GIVEN INSTRUCTION
In the data below, locate the line containing "Reproduce this chart with matplotlib." and the line containing "from matplotlib.patches import Rectangle", then retype both and everything between them exactly. Pictures are not part of the copy.

(Recorded data)
........

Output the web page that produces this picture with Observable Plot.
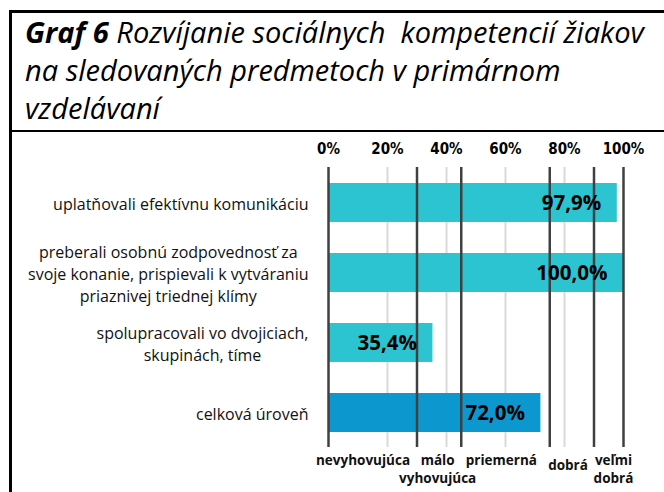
<!DOCTYPE html>
<html><head><meta charset="utf-8">
<script src="https://cdn.jsdelivr.net/npm/d3@7"></script>
<script src="https://cdn.jsdelivr.net/npm/@observablehq/plot@0.6"></script>
<style>
html,body{margin:0;padding:0;background:#fff;width:664px;height:492px;overflow:hidden;}
#frame{position:absolute;left:9px;top:10px;width:655px;height:482px;border-left:3px solid #000;border-top:3px solid #000;box-sizing:border-box;}
#title{height:119px;box-sizing:border-box;border-bottom:2px solid #000;padding-left:13px;font-family:"Open Sans";font-style:italic;font-size:29px;line-height:38px;color:#000;white-space:nowrap;}
#chart{position:absolute;left:0;top:119px;}
</style></head>
<body>
<div id="frame">
  <div id="title"><b>Graf 6</b> Rozvíjanie sociálnych&nbsp; kompetencií žiakov<br>na sledovaných predmetoch v primárnom<br>vzdelávaní</div>
  <div id="chart"></div>
</div>
<script>
const categories = [
  "uplatňovali efektívnu komunikáciu",
  "preberali osobnú zodpovednosť za\nsvoje konanie, prispievali k vytváraniu\npriaznivej triednej klímy",
  "spolupracovali vo dvojiciach,\nskupinách, tíme",
  "celková úroveň"
];
const values = [97.9, 100.0, 35.4, 72.0];
const kinds = ["item", "item", "item", "total"];
const xTicks = [0, 20, 40, 60, 80, 100];
const minorGrid = [20, 40, 60, 80];
const levelBounds = [0, 30, 45, 75, 90, 100];
const levelLabels = ["nevyhovujúca", "málo\nvyhovujúca", "priemerná", "dobrá", "veľmi\ndobrá"];
const levelLabelPos = [11.7, 37, 58.6, 81.2, 96.6];

const data = categories.map((c, i) => ({label: c, value: values[i], kind: kinds[i]}));
const levels = levelLabels.map((t, i) => ({text: t, x: levelLabelPos[i]}));

const canvas = document.createElement("canvas");
const ctx = canvas.getContext("2d");
ctx.font = "16px 'Open Sans'";
function blockWidth(s) { return Math.max(...s.split("\n").map(l => ctx.measureText(l).width)); }

const inset = {insetTop: 16, insetBottom: 17.5};
const fmt = d => d.value.toFixed(1).replace(".", ",") + "%";

const yLabelMarks = data.map(d => Plot.text([d], {
  x: () => 0, y: "label", text: "label", textAnchor: "middle",
  dx: -(20 + blockWidth(d.label) / 2), lineHeight: 1.375,
  fontSize: 16, fontFamily: "Open Sans", fill: "#111"
}));

const chart = Plot.plot({
  width: 652, height: 360,
  marginLeft: 316, marginRight: 41, marginTop: 19, marginBottom: 27.5,
  style: {fontFamily: "Open Sans", background: "transparent"},
  x: {domain: [0, 100], label: null, axis: null},
  y: {domain: categories, padding: 0.44, axis: null},
  color: {domain: ["item", "total"], range: ["#2dc4d1", "#0c98ce"]},
  marks: [
    Plot.ruleX(minorGrid, {stroke: "#d9d9d9", strokeWidth: 2, ...inset}),
    Plot.barX(data, {x: "value", y: "label", fill: "kind"}),
    Plot.ruleX(levelBounds, {stroke: "#404040", strokeWidth: 2.5, ...inset}),
    Plot.text(data, {x: "value", y: "label", text: fmt, textAnchor: "end", dx: -16,
      fontSize: 20.5, fontWeight: 700, fontFamily: "Open Sans", fill: "#000"}),
    ...yLabelMarks,
    Plot.text(xTicks, {x: d => d, text: d => d + "%", frameAnchor: "top", lineAnchor: "bottom", dy: 2,
      fontSize: 15, fontWeight: 700, fontFamily: "DejaVu Sans Condensed", fill: "#000"}),
    Plot.text(levels.filter(d => d.text !== "dobrá"), {x: "x", text: "text", frameAnchor: "bottom",
      lineAnchor: "top", dy: -13, lineHeight: 1.36, fontSize: 13.5, fontWeight: 700,
      fontFamily: "Open Sans", fill: "#111"}),
    Plot.text(levels.filter(d => d.text === "dobrá"), {x: "x", text: "text", frameAnchor: "bottom",
      lineAnchor: "top", dy: -8.5, lineHeight: 1.36, fontSize: 13.5, fontWeight: 700,
      fontFamily: "Open Sans", fill: "#111"})
  ]
});
document.getElementById("chart").appendChild(chart);
</script>
</body></html>
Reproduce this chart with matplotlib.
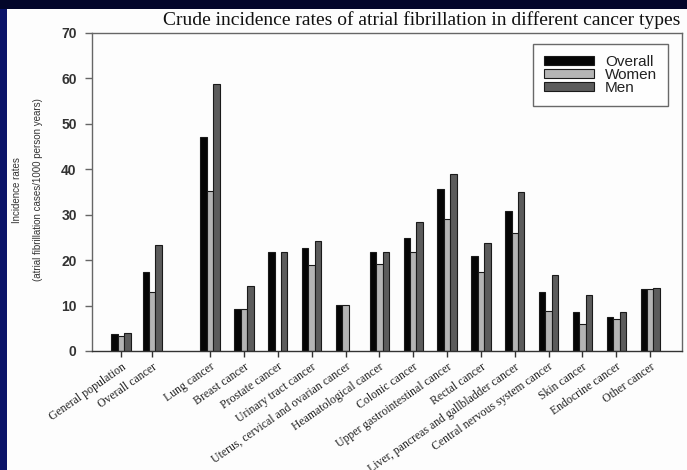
import numpy as np
import matplotlib
matplotlib.use("Agg")
import matplotlib.pyplot as plt
from matplotlib.patches import Rectangle

categories = ["General population", "Overall cancer", "Lung cancer", "Breast cancer",
              "Prostate cancer", "Urinary tract cancer",
              "Uterus, cervical and ovarian cancer", "Heamatological cancer",
              "Colonic cancer", "Upper gastrointestinal cancer", "Rectal cancer",
              "Liver, pancreas and gallbladder cancer", "Central nervous system cancer",
              "Skin cancer", "Endocrine cancer", "Other cancer"]
overall = [3.7, 17.3, 47.0, 9.2, 21.8, 22.7, 10.1, 21.8, 24.9, 35.6, 21.0, 30.8, 13.0, 8.6, 7.5, 13.7]
women = [3.4, 12.9, 35.3, 9.2, np.nan, 18.9, 10.1, 19.1, 21.7, 29.0, 17.5, 25.9, 8.9, 6.0, 7.0, 13.6]
men = [3.9, 23.4, 58.7, 14.4, 21.8, 24.3, np.nan, 21.9, 28.4, 39.0, 23.8, 34.9, 16.8, 12.4, 8.5, 13.8]
series_names = ["Overall", "Women", "Men"]
yticks = [0, 10, 20, 30, 40, 50, 60, 70]

W, H = 687, 470
fig = plt.figure(figsize=(W / 100, H / 100), dpi=100, facecolor="#fdfdfd")

# navy frame strips (left and top)
fig.add_artist(Rectangle((0, 0), 7 / W, 1, transform=fig.transFigure,
                         facecolor="#0b1468", edgecolor="none", zorder=-5))
fig.add_artist(Rectangle((0, 1 - 9 / H), 1, 9 / H, transform=fig.transFigure,
                         facecolor="#03062a", edgecolor="none", zorder=-5))

ax = fig.add_axes([92 / W, 1 - 351 / H, (682 - 92) / W, (351 - 33) / H])
ax.set_facecolor("#fdfdfd")

pos = np.r_[[-2.63, -1.71], np.arange(len(categories) - 2)]
bw = 0.19
colors = ["#050505", "#b4b4b4", "#5c5c5c"]
for i, (vals, c, name) in enumerate(zip([overall, women, men], colors, series_names)):
    ax.bar(pos + (i - 1) * bw, vals, width=bw, color=c, edgecolor="#1a1a1a",
           linewidth=0.8, label=name)

ax.set_xlim(-3.49, 13.94)
ax.set_ylim(0, 70)
ax.set_yticks(yticks)
ax.set_yticklabels([str(t) for t in yticks], fontsize=10, fontweight="bold",
                   color="#333333", family="Liberation Sans")
ax.set_xticks(pos)
ax.set_xticklabels(categories, rotation=35, ha="right", rotation_mode="anchor",
                   fontsize=8.5, family="Liberation Serif", color="#222222")
ax.tick_params(axis="y", length=5, width=1, color="#666666", pad=6)
ax.tick_params(axis="x", length=4, width=1, color="#333333", pad=3)
for s in ax.spines.values():
    s.set_color("#666666")
    s.set_linewidth(1.0)
ax.spines["bottom"].set_color("#333333")

leg = ax.legend(loc="upper right", bbox_to_anchor=(668 / W, 1 - 44 / H),
                bbox_transform=fig.transFigure, frameon=True, fancybox=False,
                prop={"family": "Liberation Sans", "size": 11},
                handlelength=3.3, handleheight=0.55, labelspacing=-0.05,
                borderpad=0.7, handletextpad=0.7, borderaxespad=0)
leg.get_frame().set_edgecolor("#444444")
leg.get_frame().set_linewidth(1.0)
for t in leg.get_texts():
    t.set_color("#222222")

fig.text(680 / W, 1 - 20 / H,
         "Crude incidence rates of atrial fibrillation in different cancer types",
         ha="right", va="center", fontsize=14, family="Liberation Serif", color="#111111")

fig.text(17 / W, 1 - 190 / H, "Incidence rates", rotation=90, ha="center", va="center",
         fontsize=7, family="Liberation Sans", color="#333333")
fig.text(38 / W, 1 - 190 / H, "(atrial fibrillation cases/1000 person years)", rotation=90,
         ha="center", va="center", fontsize=7, family="Liberation Sans", color="#333333")

fig.savefig("out.png", dpi=100, facecolor=fig.get_facecolor())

........

WORKED SOLUTION
Reproduce this chart with matplotlib.
import numpy as np
import matplotlib
matplotlib.use("Agg")
import matplotlib.pyplot as plt
from matplotlib.patches import Rectangle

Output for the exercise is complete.